#### Requirements
Quote, line for line, the entries from the first through the one containing "1980 = plan". Pictures are left out.

[Entries with chart source code]
_ _ _
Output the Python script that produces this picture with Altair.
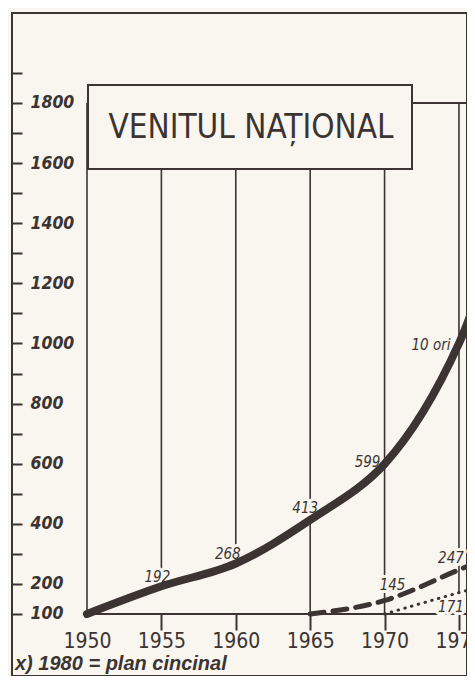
import altair as alt
import pandas as pd

# ---------------- data ----------------
years_main = [1950, 1955, 1960, 1965, 1970, 1975, 1980]
venit_main = [100, 192, 268, 413, 599, 1000, 1800]
labels_main = ["", "192", "268", "413", "599", "10 ori", ""]

years_b = [1965, 1970, 1975, 1980]
venit_b = [100, 145, 247, 350]
labels_b = ["", "145", "247", ""]

years_c = [1970, 1975, 1980]
venit_c = [100, 171, 240]
labels_c = ["", "171", ""]

x_ticks = [1950, 1955, 1960, 1965, 1970, 1975]
y_ticks = list(range(100, 2000, 100))
base_value = 100
frame_top_value = 1800
title_text = "VENITUL NAȚIONAL"
note_text = "x) 1980 = plan cincinal"

# ---------------- style ----------------
INK = "#3b3432"
BG = "#f9f6f0"
NARROW = "DejaVu Sans Condensed, sans-serif"
W, H = 455, 663
X_DOMAIN = [1944.96, 1975.54]
Y_DOMAIN = [-106.3, 2099.4]

# label offsets (pixels) keyed by label text
label_offsets = {
    "192": (-4, -9), "268": (-8, -9), "413": (-5, -12), "599": (-17, -2),
    "10 ori": (-28, 2), "145": (8, -15), "247": (-8, -12), "171": (-8, 14),
}

# ---------------- tables ----------------
series = pd.concat([
    pd.DataFrame({"an": years_main, "v": venit_main, "lab": labels_main, "s": "A"}),
    pd.DataFrame({"an": years_b, "v": venit_b, "lab": labels_b, "s": "B"}),
    pd.DataFrame({"an": years_c, "v": venit_c, "lab": labels_c, "s": "C"}),
], ignore_index=True)

grid = (series[series["an"].isin(x_ticks)]
        .groupby("an", as_index=False)["v"].min()
        .rename(columns={"v": "low"}))
grid["top"] = frame_top_value

frame = pd.DataFrame({"a": [min(years_main)], "b": [max(years_main)],
                      "base": [base_value], "top": [frame_top_value]})

xscale = alt.Scale(domain=X_DOMAIN, nice=False, zero=False)
yscale = alt.Scale(domain=Y_DOMAIN, nice=False, zero=False)

xaxis = alt.Axis(orient="bottom", offset=-62, values=x_ticks, format="d",
                 domain=False, grid=False, tickSize=16, tickWidth=2, tickColor=INK,
                 tickOpacity={"condition": {"test": "datum.value === 1950", "value": 0}, "value": 1},
                 labelFont=NARROW, labelFontSize=21, labelColor=INK, labelPadding=0,
                 labelFlush=False, labelOverlap=False, title=None)
yaxis = alt.Axis(orient="right", offset=-W, values=y_ticks, format="d",
                 domain=False, grid=False, tickSize=10, tickWidth=2, tickColor=INK,
                 labelExpr="(datum.value == 100 || (datum.value % 200 == 0 && datum.value <= 1800)) ? datum.label : ''",
                 labelFont=NARROW, labelFontSize=17.5, labelFontStyle="italic", labelFontWeight="bold",
                 labelColor=INK, labelPadding=8, labelAlign="left", labelBaseline="middle",
                 labelFlush=False, labelOverlap=False, title=None)


def X(field):
    return alt.X(field, type="quantitative", scale=xscale, axis=xaxis)


def Y(field):
    return alt.Y(field, type="quantitative", scale=yscale, axis=yaxis)


layers = []

# frame top line and baseline
layers.append(alt.Chart(frame).mark_rule(color=INK, strokeWidth=2, clip=True).encode(
    x=X("a"), x2="b", y=Y("top")))
layers.append(alt.Chart(frame).mark_rule(color=INK, strokeWidth=2, clip=True).encode(
    x=X("a"), x2="b", y=Y("base")))

# vertical year lines
layers.append(alt.Chart(grid).mark_rule(color=INK, strokeWidth=1.6, clip=True).encode(
    x=X("an"), y=Y("low"), y2="top"))

# title box
layers.append(alt.Chart(frame).mark_rect(fill=BG, stroke=INK, strokeWidth=2).encode(
    x=alt.value(76), x2=alt.value(400), y=alt.value(72), y2=alt.value(156)))
layers.append(alt.Chart(frame).mark_text(text=title_text, font=NARROW, fontSize=33,
                                         color=INK, align="center", baseline="middle").encode(
    x=alt.value(239), y=alt.value(115)))

# label halos (break the year lines around numbers)
lab_rows = series[series["lab"] != ""]
for _, r in lab_rows.iterrows():
    dx, dy = label_offsets[r["lab"]]
    layers.append(alt.Chart(pd.DataFrame([r])).mark_text(
        font=NARROW, fontSize=15, fontStyle="italic", color=BG, stroke=BG, strokeWidth=6,
        strokeJoin="round", dx=dx, dy=dy, align="center", baseline="middle").encode(
        x=X("an"), y=Y("v"), text="lab:N"))

# series
layers.append(alt.Chart(series[series["s"] == "A"]).mark_line(
    color=INK, strokeWidth=8, interpolate="catmull-rom", strokeCap="round", clip=True).encode(
    x=X("an"), y=Y("v")))
layers.append(alt.Chart(series[series["s"] == "B"]).mark_line(
    color=INK, strokeWidth=5, interpolate="monotone", strokeDash=[14, 9], strokeCap="round",
    clip=True).encode(x=X("an"), y=Y("v")))
layers.append(alt.Chart(series[series["s"] == "C"]).mark_line(
    color=INK, strokeWidth=3, interpolate="monotone", strokeDash=[0.5, 6.5], strokeCap="round",
    clip=True).encode(x=X("an"), y=Y("v")))

# labels
for _, r in lab_rows.iterrows():
    dx, dy = label_offsets[r["lab"]]
    layers.append(alt.Chart(pd.DataFrame([r])).mark_text(
        font=NARROW, fontSize=15, fontStyle="italic", color=INK,
        dx=dx, dy=dy, align="center", baseline="middle").encode(
        x=X("an"), y=Y("v"), text="lab:N"))

# footnote
layers.append(alt.Chart(frame).mark_text(text=note_text, font="Liberation Sans", fontSize=20,
                                         fontStyle="italic", fontWeight="bold", color=INK,
                                         align="left", baseline="alphabetic").encode(
    x=alt.value(3), y=alt.value(657)))

chart = alt.layer(*layers).properties(
    width=W, height=H,
    autosize=alt.AutoSizeParams(type="none"),
    padding={"left": 4, "top": 5, "right": 0, "bottom": 0},
    background=BG,
).configure_view(stroke=INK, strokeWidth=2)

chart.save("out.html", embed_options={"renderer": "svg", "actions": False})
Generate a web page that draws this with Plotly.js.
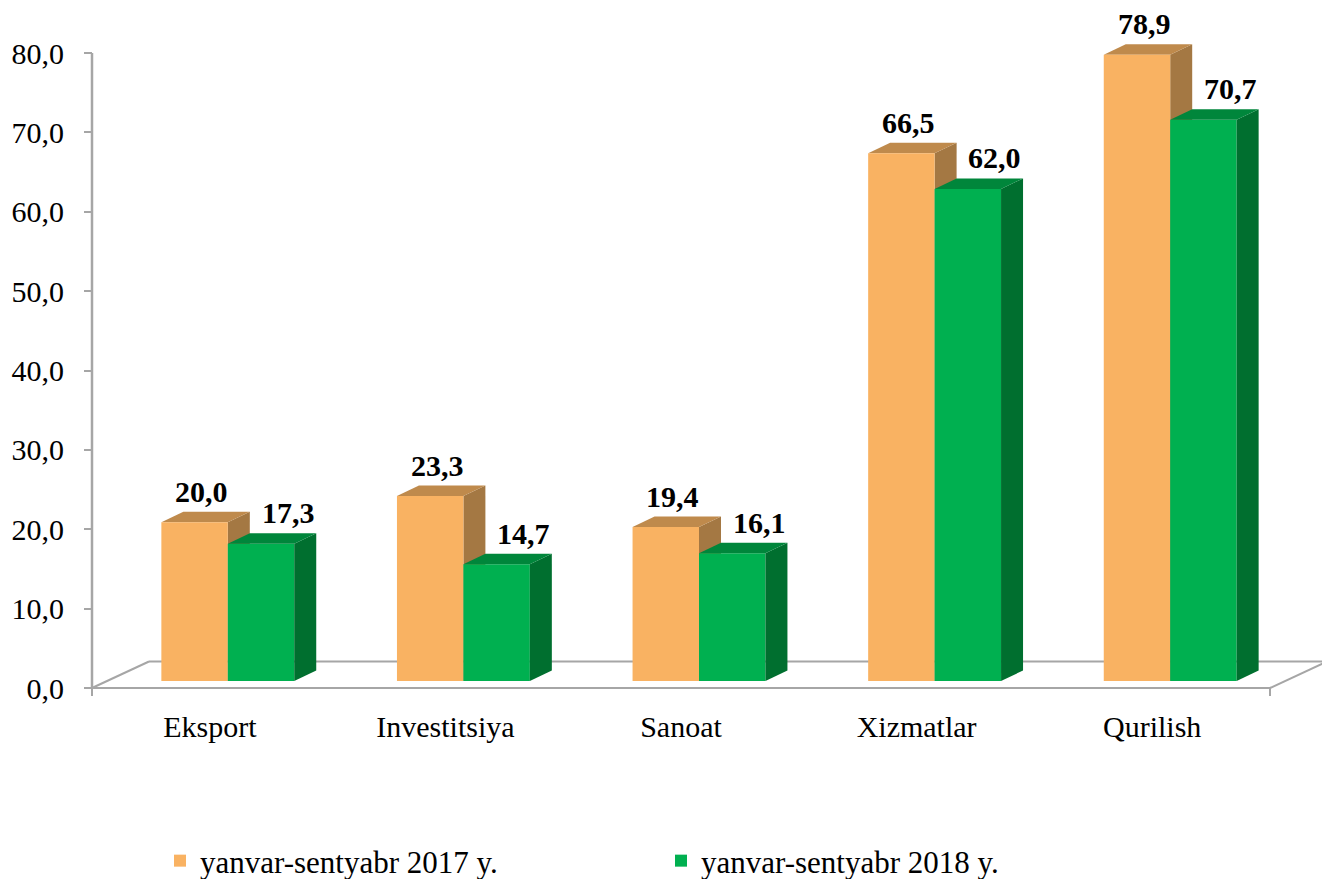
<!DOCTYPE html>
<html>
<head>
<meta charset="utf-8">
<script src="https://cdn.plot.ly/plotly-3.0.1.min.js"></script>
<style>html,body{margin:0;padding:0;background:#fff;}#chart{width:1322px;height:879px;}</style>
</head>
<body>
<div id="chart"></div>
<script>
// ---- data ----
const categories = ['Eksport', 'Investitsiya', 'Sanoat', 'Xizmatlar', 'Qurilish'];
const values2017 = [20.0, 23.3, 19.4, 66.5, 78.9];
const values2018 = [17.3, 14.7, 16.1, 62.0, 70.7];
const seriesNames = ['yanvar-sentyabr 2017 y.', 'yanvar-sentyabr 2018 y.'];
const yTickVals = [0, 10, 20, 30, 40, 50, 60, 70, 80];

// ---- styling / geometry (pixels) ----
const W = 1322, H = 879;
const M = {l: 84, r: 0, t: 10, b: 179};
const plotW = W - M.l - M.r, plotH = H - M.t - M.b;
const axisLeftPx = 8;            // front y-axis line offset inside plot area
const catPx = 235.6;             // px per category
const unitPx = 635 / 80;         // px per value unit
const floorBottomPx = 12;        // px of plot below value 0
const xLo = -0.5 - axisLeftPx / catPx;
const xHi = xLo + plotW / catPx;
const yLo = -floorBottomPx / unitPx;
const yHi = yLo + plotH / unitPx;
// bar plane shift (depth)
const shiftX = 18 / catPx, shiftY = 7 / unitPx;
// bar 3D faces
const dX = 22 / catPx, dY = 10.5 / unitPx;
// floor depth
const fX = 57 / catPx, fY = 26.5 / unitPx;
const barW = 0.282;

const colors = {
  o: {front: '#F9B262', top: '#BF8A4C', side: '#A47843'},
  g: {front: '#00B050', top: '#00863B', side: '#006F2F'}
};
const grey = '#A6A6A6';
const serif = 'Liberation Serif';

const idx = categories.map((c, i) => i);

const traces = [
  {type: 'bar', name: seriesNames[0], x: idx, y: values2017, xaxis: 'x2', yaxis: 'y2',
   width: barW, offset: -barW, marker: {color: colors.o.front, line: {width: 0}}, hoverinfo: 'skip'},
  {type: 'bar', name: seriesNames[1], x: idx, y: values2018, xaxis: 'x2', yaxis: 'y2',
   width: barW, offset: 0, marker: {color: colors.g.front, line: {width: 0}}, hoverinfo: 'skip'}
];

function poly(pts) {
  return 'M' + pts.map(p => p[0] + ',' + p[1]).join(' L') + ' Z';
}
const shapes = [];
// floor
const floorLine = {color: grey, width: 2};
shapes.push({type: 'line', xref: 'x', yref: 'y', x0: -0.5, y0: 0, x1: 4.5, y1: 0, line: floorLine, layer: 'below'});
shapes.push({type: 'line', xref: 'x', yref: 'y', x0: -0.5 + fX, y0: fY, x1: 4.5 + fX, y1: fY, line: floorLine, layer: 'below'});
shapes.push({type: 'line', xref: 'x', yref: 'y', x0: -0.5, y0: 0, x1: -0.5 + fX, y1: fY, line: floorLine, layer: 'below'});
shapes.push({type: 'line', xref: 'x', yref: 'y', x0: 4.5, y0: 0, x1: 4.5 + fX, y1: fY, line: floorLine, layer: 'below'});
// small ticks at the ends of the category axis
[-0.5, 4.5].forEach(xv => shapes.push({type: 'line', xref: 'x', yref: 'y', x0: xv, x1: xv, y0: 0, y1: -8 / unitPx, line: floorLine, layer: 'below'}));
// y-axis line
shapes.push({type: 'line', xref: 'x', yref: 'y', x0: -0.5, y0: 0, x1: -0.5, y1: yTickVals[yTickVals.length - 1], line: {color: grey, width: 2.5}, layer: 'below'});

// 3D faces of bars
idx.forEach(i => {
  const v = values2017[i];
  const x0 = i - barW, x1 = i;
  shapes.push({type: 'path', xref: 'x2', yref: 'y2', layer: 'below', line: {width: 0}, fillcolor: colors.o.side,
    path: poly([[x1, 0], [x1 + dX, dY], [x1 + dX, v + dY], [x1, v]])});
  shapes.push({type: 'path', xref: 'x2', yref: 'y2', layer: 'below', line: {width: 0}, fillcolor: colors.o.top,
    path: poly([[x0, v], [x1, v], [x1 + dX, v + dY], [x0 + dX, v + dY]])});
});
idx.forEach(i => {
  const v = values2018[i];
  const x0 = i, x1 = i + barW;
  shapes.push({type: 'path', xref: 'x2', yref: 'y2', layer: 'above', line: {width: 0}, fillcolor: colors.g.side,
    path: poly([[x1, 0], [x1 + dX, dY], [x1 + dX, v + dY], [x1, v]])});
  shapes.push({type: 'path', xref: 'x2', yref: 'y2', layer: 'above', line: {width: 0}, fillcolor: colors.g.top,
    path: poly([[x0, v], [x1, v], [x1 + dX, v + dY], [x0 + dX, v + dY]])});
});

const fmt = v => v.toFixed(1).replace('.', ',');
const labelFont = {family: serif, size: 30, color: '#000', weight: 'bold'};
const annotations = [];
idx.forEach(i => {
  annotations.push({xref: 'x2', yref: 'y2', x: i - barW / 2 + 0.03, y: values2017[i] + dY, text: fmt(values2017[i]),
    showarrow: false, yanchor: 'bottom', yshift: 2, font: labelFont});
  annotations.push({xref: 'x2', yref: 'y2', x: i + barW / 2 + 0.115, y: values2018[i] + dY, text: fmt(values2018[i]),
    showarrow: false, yanchor: 'bottom', yshift: 2, font: labelFont});
});

const layout = {
  width: W, height: H,
  margin: M,
  paper_bgcolor: '#fff', plot_bgcolor: 'rgba(0,0,0,0)',
  separators: ', ',
  showlegend: true,
  barmode: 'overlay',
  font: {family: serif, color: '#000'},
  xaxis: {range: [xLo, xHi], tickvals: idx, ticktext: categories, showgrid: false, zeroline: false,
    showline: false, ticks: '', tickfont: {family: serif, size: 30, color: '#000'}, ticklabelstandoff: 6,
    automargin: false, fixedrange: true},
  yaxis: {range: [yLo, yHi], tickvals: yTickVals, tickformat: '.1f', showgrid: false, zeroline: false, showline: false,
    anchor: 'free', position: axisLeftPx / plotW, side: 'left',
    ticks: 'outside', ticklen: 8, tickwidth: 2, tickcolor: grey, automargin: false,
    tickfont: {family: serif, size: 30, color: '#000'}, ticklabelstandoff: 14, fixedrange: true},
  xaxis2: {overlaying: 'x', range: [xLo - shiftX, xHi - shiftX], visible: false, fixedrange: true},
  yaxis2: {overlaying: 'y', range: [yLo - shiftY, yHi - shiftY], visible: false, fixedrange: true},
  legend: {orientation: 'h', xref: 'container', yref: 'container',
    x: 160 / W, xanchor: 'left', y: (H - 834) / H, yanchor: 'top',
    font: {family: serif, size: 31, color: '#000'}, entrywidth: 456, entrywidthmode: 'pixels',
    bgcolor: 'rgba(0,0,0,0)', traceorder: 'normal'},
  shapes: shapes,
  annotations: annotations
};

Plotly.newPlot('chart', traces, layout, {displayModeBar: false, staticPlot: true});
</script>
</body>
</html>
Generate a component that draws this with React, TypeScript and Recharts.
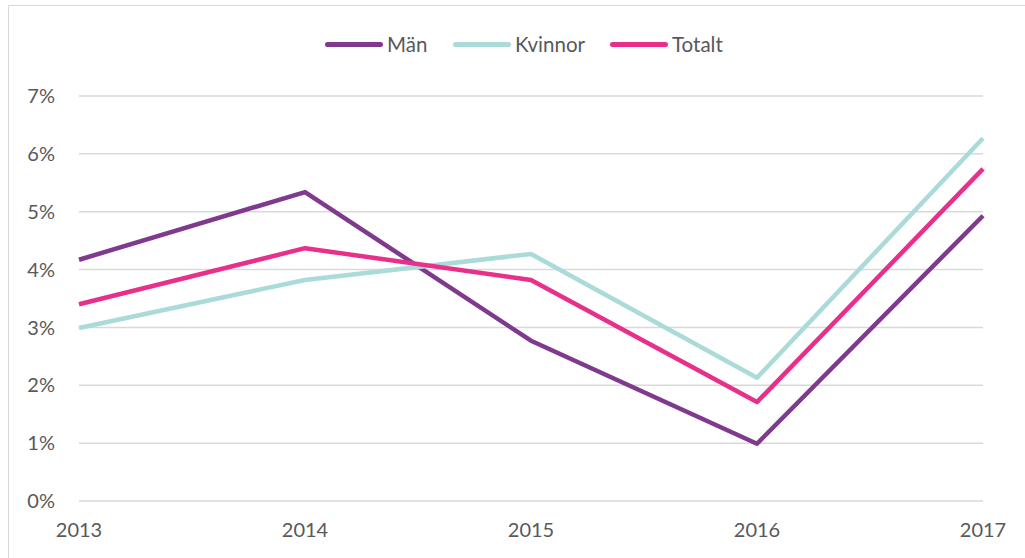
import { CartesianGrid, Line, LineChart, XAxis, YAxis } from "recharts";

const years = ["2013", "2014", "2015", "2016", "2017"];
const man = [0.0417, 0.0534, 0.0277, 0.0099, 0.0493];
const kvinnor = [0.0299, 0.0382, 0.0427, 0.0213, 0.0627];
const totalt = [0.034, 0.0437, 0.0382, 0.0171, 0.0574];
const yTicks = [0, 0.01, 0.02, 0.03, 0.04, 0.05, 0.06, 0.07];

const series = [
  { key: "man", name: "Män", color: "#7f3a8e" },
  { key: "kvinnor", name: "Kvinnor", color: "#aadbd8" },
  { key: "totalt", name: "Totalt", color: "#e8308a" }
];

const data = years.map((year, i) => ({
  year,
  man: man[i],
  kvinnor: kvinnor[i],
  totalt: totalt[i]
}));

const font = "Lato, 'Open Sans', sans-serif";
const textColor = "#595959";
// legend item widths so the three entries start where the original ones do
const legendWidths = [128, 157, 120];

export default function App() {
  return (
    <div style={{ position: "absolute", left: 0, top: 0, width: 1025, height: 558, overflow: "hidden", background: "#fff" }}>
      <div
        style={{
          position: "absolute",
          left: 8,
          top: 5,
          width: 1100,
          height: 700,
          borderLeft: "1.5px solid #d9d9d9",
          borderTop: "1.5px solid #d9d9d9"
        }}
      />
      <div
        style={{
          position: "absolute",
          top: 31,
          left: 325,
          display: "flex",
          alignItems: "center",
          fontFamily: font,
          fontSize: 20.5,
          color: textColor,
          height: 26
        }}
      >
        {series.map((s, i) => (
          <div key={s.key} style={{ display: "flex", alignItems: "center", width: legendWidths[i] }}>
            <div style={{ width: 58, height: 5, borderRadius: 3, background: s.color, marginRight: 4 }} />
            <span>{s.name}</span>
          </div>
        ))}
      </div>
      <div style={{ position: "absolute", left: 0, top: 0 }}>
        <LineChart width={1025} height={558} data={data} margin={{ top: 96, right: 42, bottom: 27, left: 0 }}>
          <CartesianGrid vertical={false} stroke="#d9d9d9" strokeWidth={1.5} />
          <XAxis
            dataKey="year"
            axisLine={false}
            tickLine={false}
            tickSize={0}
            tickMargin={22}
            height={30}
            padding={{ left: 0, right: 0 }}
            tick={{ fill: textColor, fontSize: 20, fontFamily: font }}
            interval={0}
          />
          <YAxis
            domain={[0, 0.07]}
            ticks={yTicks}
            axisLine={false}
            tickLine={false}
            tickSize={0}
            tickMargin={24}
            width={79}
            tickFormatter={(v: number) => `${Math.round(v * 100)}%`}
            tick={{ fill: textColor, fontSize: 20, fontFamily: font }}
          />
          {series.map((s) => (
            <Line
              key={s.key}
              dataKey={s.key}
              name={s.name}
              stroke={s.color}
              strokeWidth={4.5}
              dot={false}
              type="linear"
              strokeLinejoin="round"
              isAnimationActive={false}
            />
          ))}
        </LineChart>
      </div>
    </div>
  );
}
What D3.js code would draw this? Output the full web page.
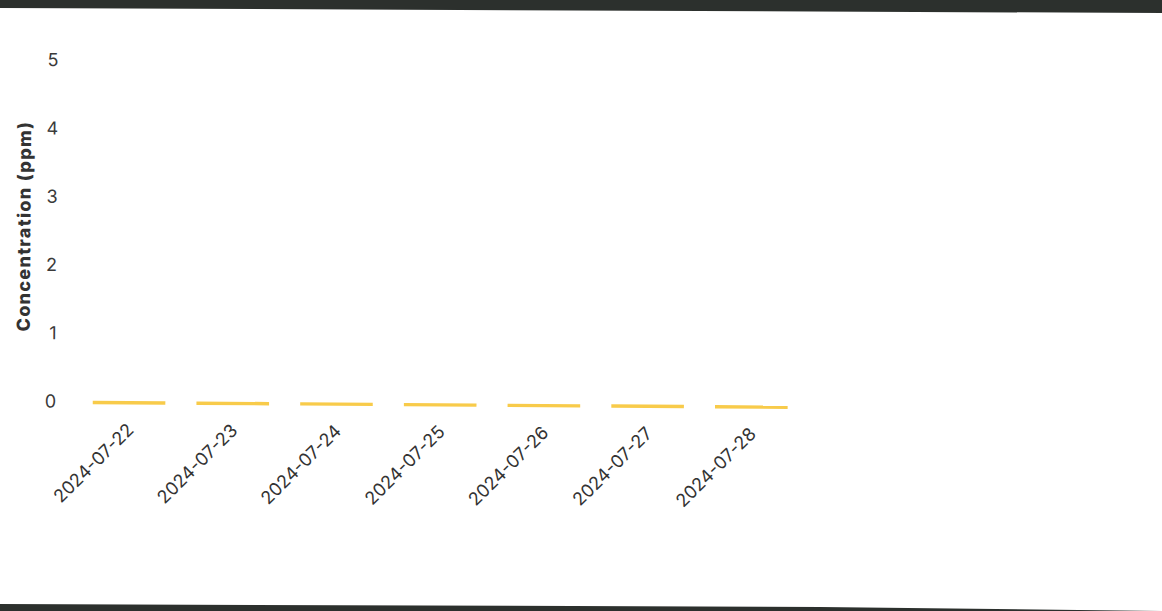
<!DOCTYPE html>
<html>
<head>
<meta charset="utf-8">
<script src="https://cdn.jsdelivr.net/npm/d3@7"></script>
<style>
  body { margin: 0; background: #fff; }
  .chart text { font-family: Inter, "Noto Sans", sans-serif; fill: #333; }
</style>
</head>
<body>
<div class="chart"></div>
<script>
// DATA ------------------------------------
const dates = ["2024-07-22", "2024-07-23", "2024-07-24", "2024-07-25", "2024-07-26", "2024-07-27", "2024-07-28"];
const concentration = [0.05, 0.05, 0.05, 0.05, 0.05, 0.05, 0.05];
const yTicks = [0, 1, 2, 3, 4, 5];

const data = dates.map((d, i) => ({date: d, value: concentration[i]}));

// CHART INIT ------------------------------
const W = 1162, H = 611;

const svg = d3.select(".chart").append("svg")
    .attr("width", W)
    .attr("height", H);

// photo frame edges
svg.append("path")
    .attr("d", "M0,0 L1162,0 L1162,13 L0,8 Z")
    .attr("fill", "#2c302d");
svg.append("path")
    .attr("d", "M0,604 L820,607 L1162,611 L0,611 Z")
    .attr("fill", "#2c302d");

// slight tilt like the reference
const g = svg.append("g").attr("transform", "rotate(0.4)");

const xScale = d3.scaleBand()
    .domain(dates)
    .range([80, 806])
    .paddingInner(0.3)
    .paddingOuter(0.15);

const yScale = d3.scaleLinear()
    .domain([0, 5])
    .range([403.5, 62]);

// y axis
const yAxis = g.append("g")
    .attr("class", "axis y-axis")
    .attr("transform", "translate(59,0)")
    .call(d3.axisLeft(yScale).tickValues(yTicks).tickFormat(d3.format("d")).tickSize(0).tickPadding(0));
yAxis.select(".domain").remove();
yAxis.selectAll("text")
    .attr("dy", "0.18em")
    .style("font-size", "18px")
    .style("fill", "#3a3a3a");

g.append("text")
    .attr("class", "y-axis-title")
    .attr("transform", "translate(32,226) rotate(-90)")
    .attr("text-anchor", "middle")
    .style("font-size", "18px")
    .style("font-weight", "800")
    .style("letter-spacing", "1.3px")
    .text("Concentration (ppm)");

// x axis labels
const xAxis = g.append("g")
    .attr("class", "axis x-axis")
    .call(d3.axisBottom(xScale).tickSize(0).tickPadding(0));
xAxis.select(".domain").remove();
xAxis.selectAll(".tick").attr("transform", null);
xAxis.selectAll(".tick text")
    .attr("y", 0)
    .attr("dy", 0)
    .attr("transform", d => "translate(" + (xScale(d) + xScale.bandwidth() / 2 + 6) + ",430) rotate(-45)")
    .style("text-anchor", "end")
    .style("font-size", "18px");

// bars
g.selectAll(".bar")
    .data(data)
    .enter()
    .append("rect")
    .attr("class", "bar")
    .attr("x", d => xScale(d.date))
    .attr("y", d => yScale(d.value))
    .attr("width", xScale.bandwidth())
    .attr("height", d => yScale(0) - yScale(d.value))
    .attr("fill", "#f8cb4a");
</script>
</body>
</html>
_ _ _
#### Exercise solution
Output the Python script that produces this picture with Altair.
import altair as alt
import pandas as pd

# ---------------- data ----------------
years_main = [1950, 1955, 1960, 1965, 1970, 1975, 1980]
venit_main = [100, 192, 268, 413, 599, 1000, 1800]
labels_main = ["", "192", "268", "413", "599", "10 ori", ""]

years_b = [1965, 1970, 1975, 1980]
venit_b = [100, 145, 247, 350]
labels_b = ["", "145", "247", ""]

years_c = [1970, 1975, 1980]
venit_c = [100, 171, 240]
labels_c = ["", "171", ""]

x_ticks = [1950, 1955, 1960, 1965, 1970, 1975]
y_ticks = list(range(100, 2000, 100))
base_value = 100
frame_top_value = 1800
title_text = "VENITUL NAȚIONAL"
note_text = "x) 1980 = plan cincinal"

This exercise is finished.